I had one of those IDE-to-SATA converters lying around in my drawer for some reason. I used it to throw a modern 500G SSD into my old P4:
I transferred my Debian install from the period 160G HDD onto the SSD drive and now it’s nice and quiet, and quite a bit speedier than the original IDE HDD.
But I only use it with Linux because Windows XP doesn’t have TRIM support and will kill the SSD in short order if I run it. Linux on the other hand… no problem, it’s safe:
~$ lsblk --discard
NAME DISC-ALN DISC-GRAN DISC-MAX DISC-ZERO
fd0 0 0B 0B 0
fd1 0 0B 0B 0
sda 0 512B 2G 0
├─sda1 0 512B 2G 0
├─sda2 0 512B 2G 0
└─sda3 0 512B 2G 0
sr0 0 0B 0B 0
sr1 0 0B 0B 0
(Non-zero DISC-GRAN and DISC-MAX values indicates TRIM support)

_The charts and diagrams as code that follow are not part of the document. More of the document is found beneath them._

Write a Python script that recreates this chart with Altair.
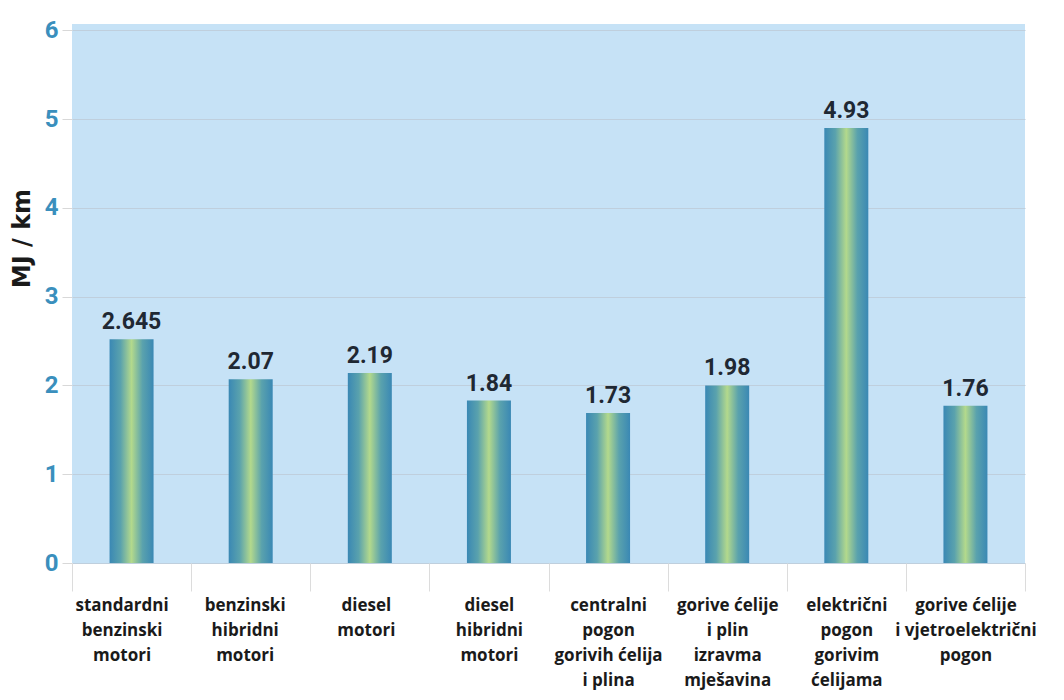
import altair as alt
import pandas as pd

categories = [
    "standardni|benzinski| motori",
    "benzinski|hibridni|motori",
    "diesel|motori",
    "diesel|hibridni|motori",
    "centralni|pogon|gorivih ćelija|i plina",
    "gorive ćelije|i plin|izravma|mješavina",
    "električni|pogon|gorivim|ćelijama",
    "gorive ćelije|i vjetroelektrični|pogon",
]
bar_heights = [2.52, 2.07, 2.14, 1.83, 1.69, 2.00, 4.90, 1.77]
value_labels = ["2.645", "2.07", "2.19", "1.84", "1.73", "1.98", "4.93", "1.76"]
y_ticks = [0, 1, 2, 3, 4, 5, 6]

df = pd.DataFrame({"cat": categories, "h": bar_heights, "lbl": value_labels})

num_font = "Roboto, sans-serif"

gradient = alt.Gradient(
    gradient="linear",
    x1=0, x2=1, y1=0, y2=0,
    stops=[
        alt.GradientStop(offset=0, color="#3a88b4"),
        alt.GradientStop(offset=0.25, color="#5aa2ad"),
        alt.GradientStop(offset=0.5, color="#b3d98c"),
        alt.GradientStop(offset=0.75, color="#5aa2ad"),
        alt.GradientStop(offset=1, color="#3a88b4"),
    ],
)

label_shift = {
    "condition": [
        {"test": "datum.value == '" + categories[0] + "'", "value": -10},
        {"test": "datum.value == '" + categories[1] + "'", "value": -6},
        {"test": "datum.value == '" + categories[2] + "'", "value": -4},
    ],
    "value": 0,
}

x_enc = alt.X(
    "cat:N",
    sort=categories,
    scale=alt.Scale(paddingInner=0, paddingOuter=0),
    axis=alt.Axis(
        title=None,
        labelAngle=0,
        labelExpr="split(datum.label, '|')",
        labelFont="Open Sans, sans-serif",
        labelFontWeight="bold",
        labelFontSize=17,
        labelColor="#1a1a1a",
        labelLineHeight=25,
        labelBaseline="top",
        labelPadding=6,
        labelOffset=label_shift,
        labelLimit=0,
        tickBand="extent",
        tickSize=28,
        tickColor="#dcdcdc",
        tickWidth=1,
        domain=False,
        grid=False,
    ),
)

y_enc = alt.Y(
    "h:Q",
    scale=alt.Scale(domain=[0, 6.07], nice=False),
    axis=alt.Axis(
        values=y_ticks,
        format="d",
        title="MJ / km",
        titleFont="DejaVu Sans, sans-serif",
        titleFontWeight="bold",
        titleFontSize=24,
        titleColor="#1a1a1a",
        titleX=-50,
        titleY=214,
        titleAlign="center",
        titleBaseline="middle",
        titleAngle=270,
        labelFont=num_font,
        labelFontWeight="bold",
        labelFontSize=24,
        labelColor="#3a8fbd",
        labelPadding=4,
        tickSize=10,
        tickColor="#d8d8d8",
        gridColor="#bfcfdd",
        gridWidth=1,
        domain=False,
    ),
)

bars = alt.Chart(df).mark_bar(size=44, color=gradient).encode(x=x_enc, y=y_enc)

texts = alt.Chart(df).mark_text(
    baseline="bottom",
    dy=-5,
    font=num_font,
    fontWeight="bold",
    fontSize=23,
    color="#1f2833",
).encode(x=alt.X("cat:N", sort=categories), y="h:Q", text="lbl:N")

chart = (
    alt.layer(bars, texts)
    .properties(
        width=953,
        height=539,
        autosize=alt.AutoSizeParams(type="none"),
        padding={"left": 64, "top": 16, "right": 31, "bottom": 129},
        background="white",
    )
    .configure_view(fill="#c6e2f6", strokeWidth=0)
)

chart.save("out.html", embed_options={"renderer": "svg", "actions": False})
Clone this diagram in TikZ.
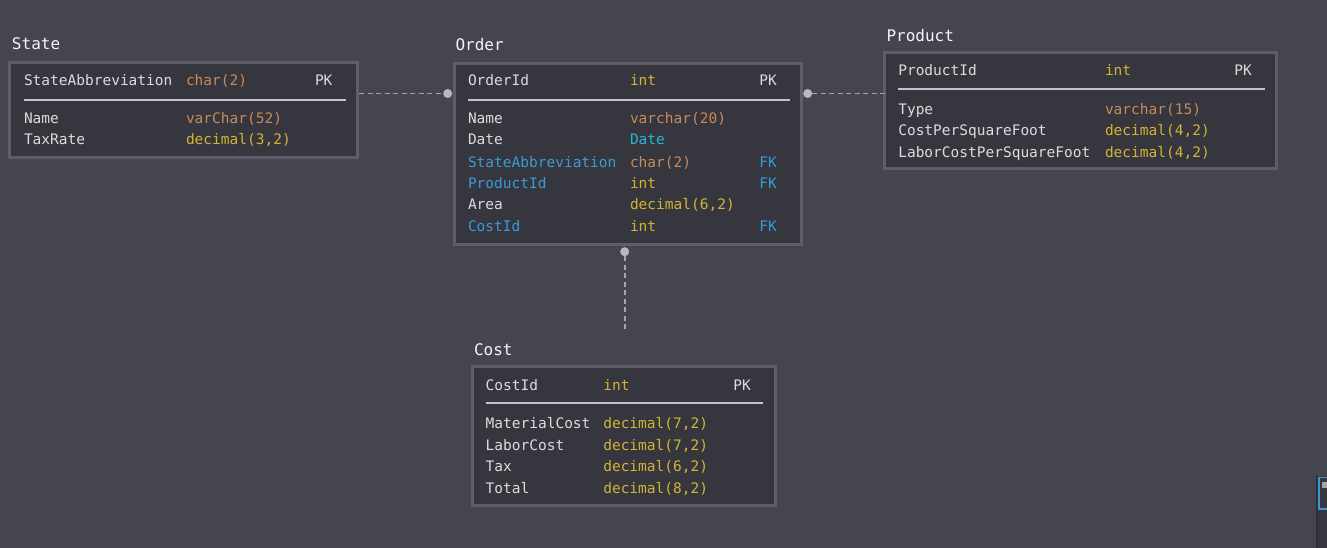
\documentclass[tikz,border=0pt]{standalone}
\usepackage{fontspec}
\newfontfamily\erfont{DejaVu Sans Mono}
\definecolor{bgc}{HTML}{45454F}
\definecolor{boxfill}{HTML}{36363E}
\definecolor{boxline}{HTML}{5E5E68}
\definecolor{txt}{HTML}{DCDCDC}
\definecolor{ttl}{HTML}{F5F5F5}
\definecolor{orng}{HTML}{C98A5A}
\definecolor{yllw}{HTML}{D4B334}
\definecolor{fkblue}{HTML}{3A9BD8}
\definecolor{cyan}{HTML}{26B5D6}
\definecolor{sepc}{HTML}{C4C4C8}
\definecolor{connc}{HTML}{A4A4AE}
\definecolor{dotc}{HTML}{B8B8C4}
\definecolor{darkc}{HTML}{2E2E36}
\tikzset{
  tbl/.style={draw=boxline, line width=3pt, fill=boxfill, rectangle, anchor=north west, inner sep=0pt, outer sep=0pt},
  fld/.style={anchor=base west, inner sep=0pt, outer sep=0pt, font=\erfont\fontsize{14.5}{16}\selectfont},
  title/.style={anchor=base west, inner sep=0pt, outer sep=0pt, text=ttl, font=\erfont\fontsize{16}{18}\selectfont},
  sepline/.style={draw=sepc, line width=2pt},
  conn/.style={draw=connc, line width=1.6pt, dash pattern=on 5pt off 3.5pt},
  dotnode/.style={circle, fill=dotc, inner sep=0pt, minimum size=9pt, outer sep=0pt},
}
\newcommand\erow[8]{%
  \node[fld,text=#5] (#1-n) at (#3,#2) {#6};
  \node[fld,text=#7] (#1-t) at (#4,#2) {#8};}
\begin{document}
\begin{tikzpicture}[x=1pt,y=-1pt]
\useasboundingbox (0,0) rectangle (1327,548);
\fill[bgc] (0,0) rectangle (1327,548);

% ---------- State ----------
\node[title] (state-title) at (12,50) {State};
\node[tbl, minimum width=348pt, minimum height=95pt] (state) at (9.5,62.5) {};
\erow{s1}{85.7}{24}{186}{txt}{StateAbbreviation}{orng}{char(2)}
\node[fld,text=txt] (s1-k) at (315,85.7) {PK};
\draw[sepline] (24,100) -- (346,100);
\erow{s2}{123.3}{24}{186}{txt}{Name}{orng}{varChar(52)}
\erow{s3}{145}{24}{186}{txt}{TaxRate}{yllw}{decimal(3,2)}

% ---------- Order ----------
\node[title] (order-title) at (455.5,50.5) {Order};
\node[tbl, minimum width=347pt, minimum height=181pt] (order) at (454.5,63.5) {};
\erow{o1}{85.7}{468}{630}{txt}{OrderId}{yllw}{int}
\node[fld,text=txt] (o1-k) at (759.3,85.7) {PK};
\draw[sepline] (468,100) -- (789.7,100);
\erow{o2}{123.3}{468}{630}{txt}{Name}{orng}{varchar(20)}
\erow{o3}{145}{468}{630}{txt}{Date}{cyan}{Date}
\erow{o4}{167.7}{468}{630}{fkblue}{StateAbbreviation}{orng}{char(2)}
\node[fld,text=fkblue] (o4-k) at (759.3,167.7) {FK};
\erow{o5}{188.7}{468}{630}{fkblue}{ProductId}{yllw}{int}
\node[fld,text=fkblue] (o5-k) at (759.3,188.7) {FK};
\erow{o6}{210}{468}{630}{txt}{Area}{yllw}{decimal(6,2)}
\erow{o7}{231.7}{468}{630}{fkblue}{CostId}{yllw}{int}
\node[fld,text=fkblue] (o7-k) at (759.3,231.7) {FK};

% ---------- Product ----------
\node[title] (product-title) at (886.5,41.5) {Product};
\node[tbl, minimum width=392pt, minimum height=116pt] (product) at (884.5,52.5) {};
\erow{p1}{75.7}{898.3}{1105}{txt}{ProductId}{yllw}{int}
\node[fld,text=txt] (p1-k) at (1234.3,75.7) {PK};
\draw[sepline] (898.3,89) -- (1265,89);
\erow{p2}{114.3}{898.3}{1105}{txt}{Type}{orng}{varchar(15)}
\erow{p3}{135.3}{898.3}{1105}{txt}{CostPerSquareFoot}{yllw}{decimal(4,2)}
\erow{p4}{157.3}{898.3}{1105}{txt}{LaborCostPerSquareFoot}{yllw}{decimal(4,2)}

% ---------- Cost ----------
\node[title] (cost-title) at (474,355) {Cost};
\node[tbl, minimum width=303pt, minimum height=139pt] (cost) at (472.5,366.5) {};
\erow{c1}{390}{485.7}{603.3}{txt}{CostId}{yllw}{int}
\node[fld,text=txt] (c1-k) at (733.3,390) {PK};
\draw[sepline] (485.7,403.3) -- (762.7,403.3);
\erow{c2}{428.3}{485.7}{603.3}{txt}{MaterialCost}{yllw}{decimal(7,2)}
\erow{c3}{450}{485.7}{603.3}{txt}{LaborCost}{yllw}{decimal(7,2)}
\erow{c4}{471.7}{485.7}{603.3}{txt}{Tax}{yllw}{decimal(6,2)}
\erow{c5}{493.3}{485.7}{603.3}{txt}{Total}{yllw}{decimal(8,2)}

% ---------- Connectors ----------
\node[dotnode] (dso) at (447.7,93.5) {};
\draw[conn] (state.east |- dso) ++(1.5,0) -- (dso);
\node[dotnode] (dop) at (807.7,93.5) {};
\draw[conn] (dop) -- (product.west |- dop);
\node[dotnode] (doc) at (624.7,251.7) {};
\coordinate (cend) at (624.7,331.7);
\draw[conn] (doc) -- (cend);

% ---------- corner artifact ----------
\fill[darkc] (1316,476) rectangle (1318,548);
\fill[boxfill] (1318,476) rectangle (1327,548);
\draw[fkblue, line width=1.5pt] (1327.5,477.5) -- (1319.2,477.5) -- (1319.2,509) -- (1327.5,509);
\fill[gray!70] (1321.7,481.7) rectangle (1327,487.7);
\end{tikzpicture}
\end{document}
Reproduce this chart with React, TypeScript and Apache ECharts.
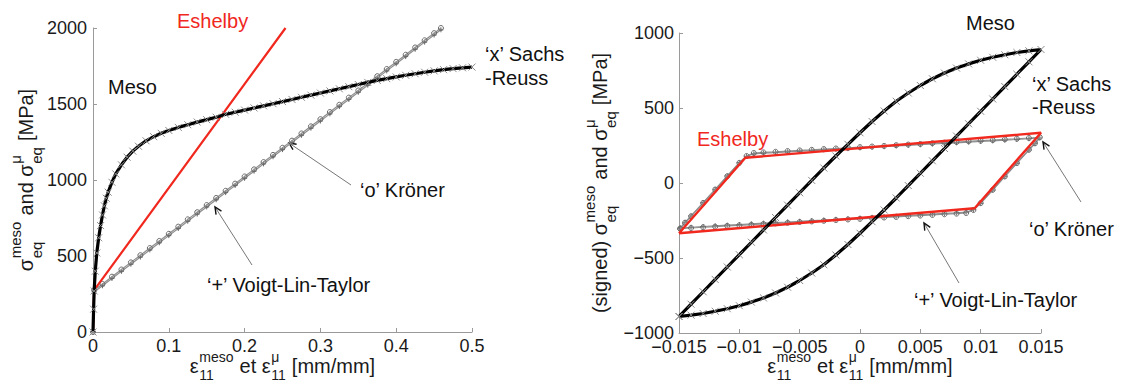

Another proof that Linux is just plain better 😉
The machine has been rocking this disk all day long without any problem. I recommend this little doodad.
I was referring to other PCs you have. You were worried about not running trim would kill the ssd when it’s possible your new PC isn’t running trim either.
Ah right okay. Well, I’m a developer. All my machines are either development machines or build servers and they all run Linux bare metal. I have no need for hypervisors. My main machine is 13 years old and it has 4 of the same 500G SSD I installed in the old P4, I’ve been beating the hell out of them 8 hours a day for years and they’re still doing fine.